オリンピック公式映画はどうあるべきか。『東京オリンピック2017 都営霞ヶ丘アパート』の青山真也監督が語る意義と問題点 (5ページ目)
公式映画としての制約を理解しつつ、好意的な印象も話した青山監督だが、次のように危惧する点も挙げた。
「公式映画が『結局、オリンピックをやってよかった』といった言説のための道具として利用されている面もあります。今後も記録映画がどう扱われていくかは検証すべきポイントと言えます」
1964年の東京五輪を振り返る際、多くの人の頭に浮かぶのは、市川崑監督作品の中でも流れる競技シーンである。2020年の東京五輪を数年後、数十年後に振り返った時には何を思い浮かべるだろうか。

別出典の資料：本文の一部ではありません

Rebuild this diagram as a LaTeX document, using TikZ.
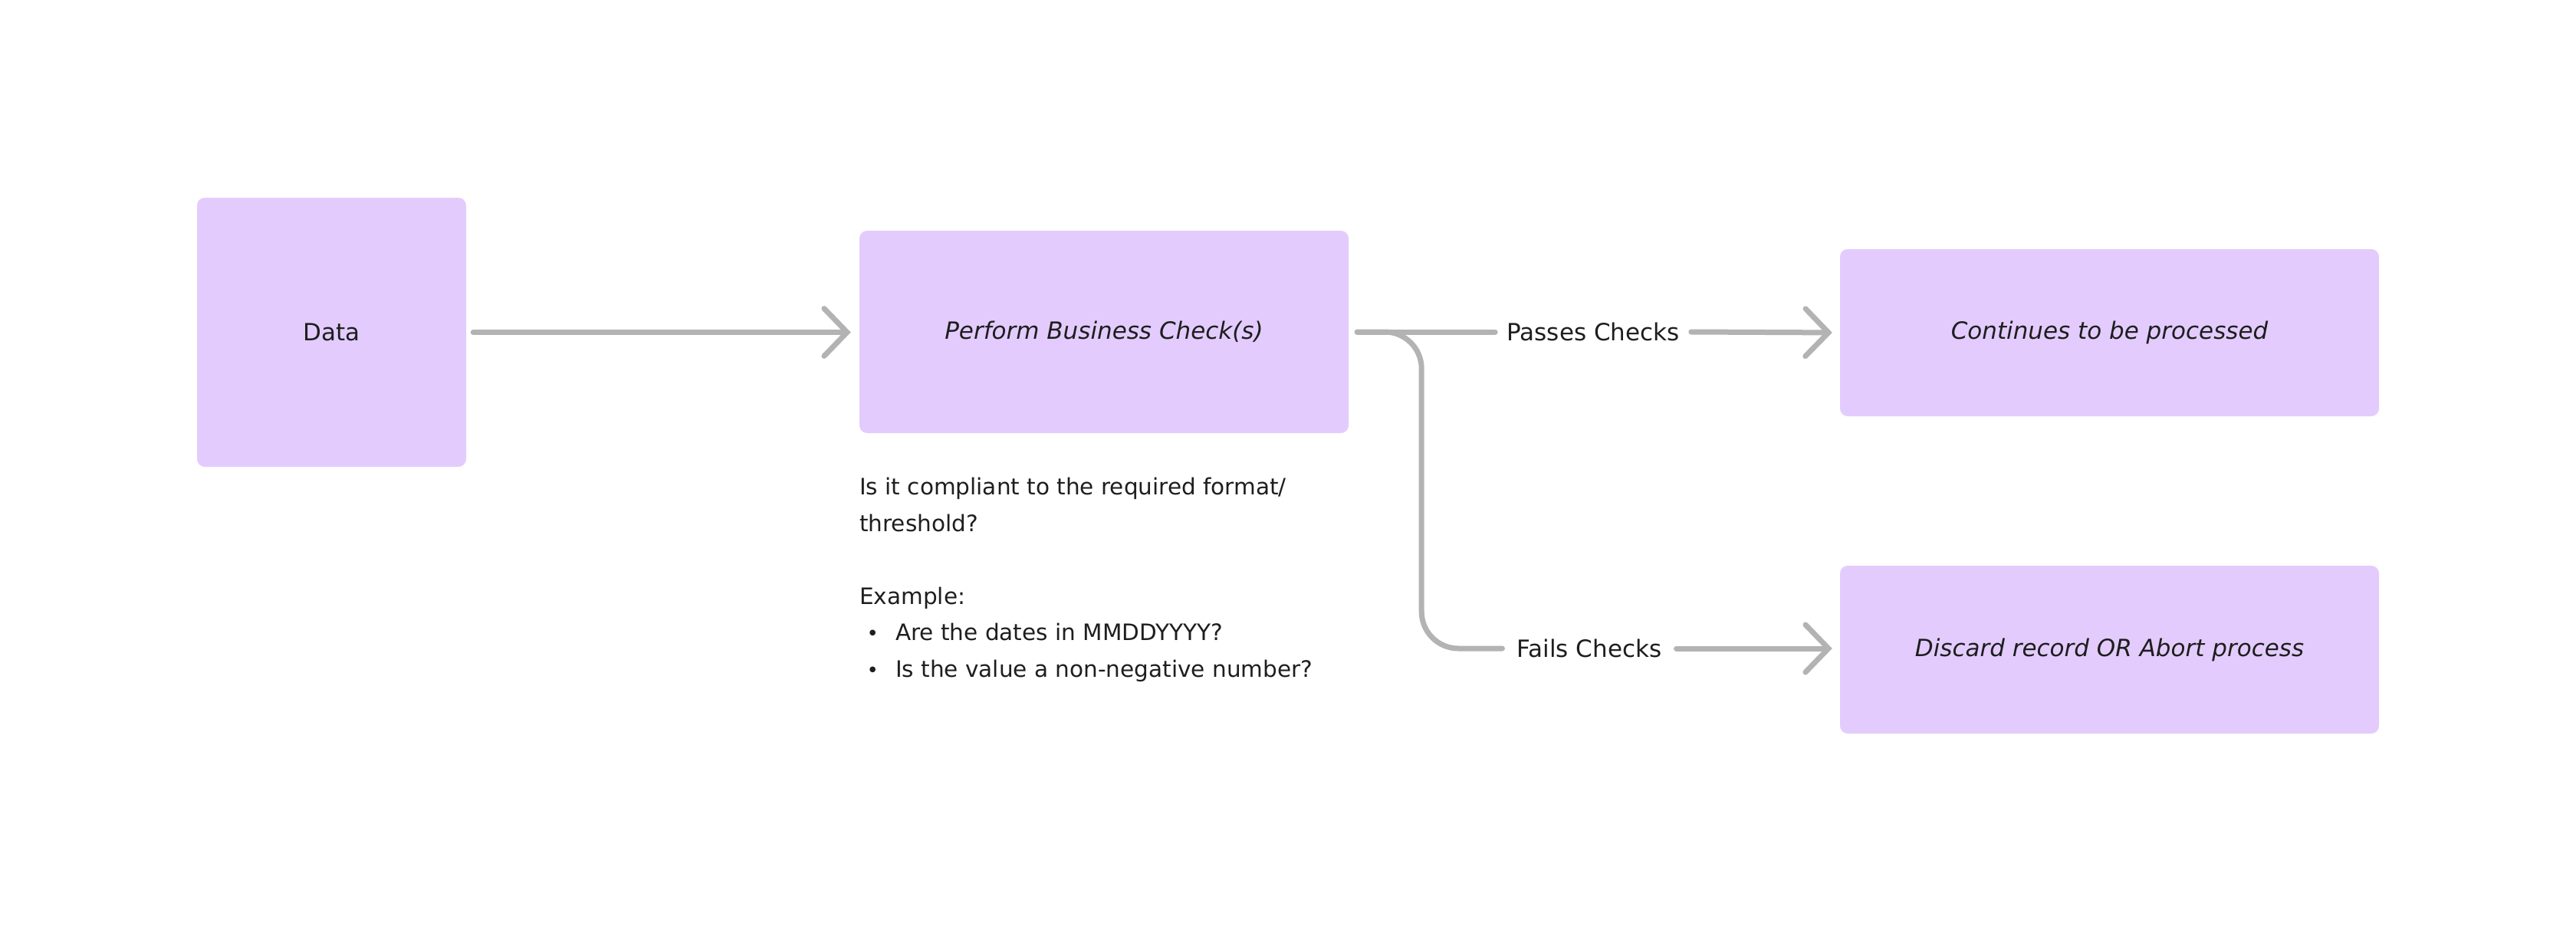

「開催都市契約書」の中で「IOCの満足のいくように」と記されている以上、今回の東京五輪で批判の対象となっているすべての側面が明らかになることは難しい。今後、公式映画のあり方や、映像による大会の記録や検証のあり方があらためて問われることはあるのか。それがなければ数十年後、青山監督が危惧したように「問題もいろいろあったが、結局はオリンピックをやってよかった」という記憶のみが残ることになるかもしれない。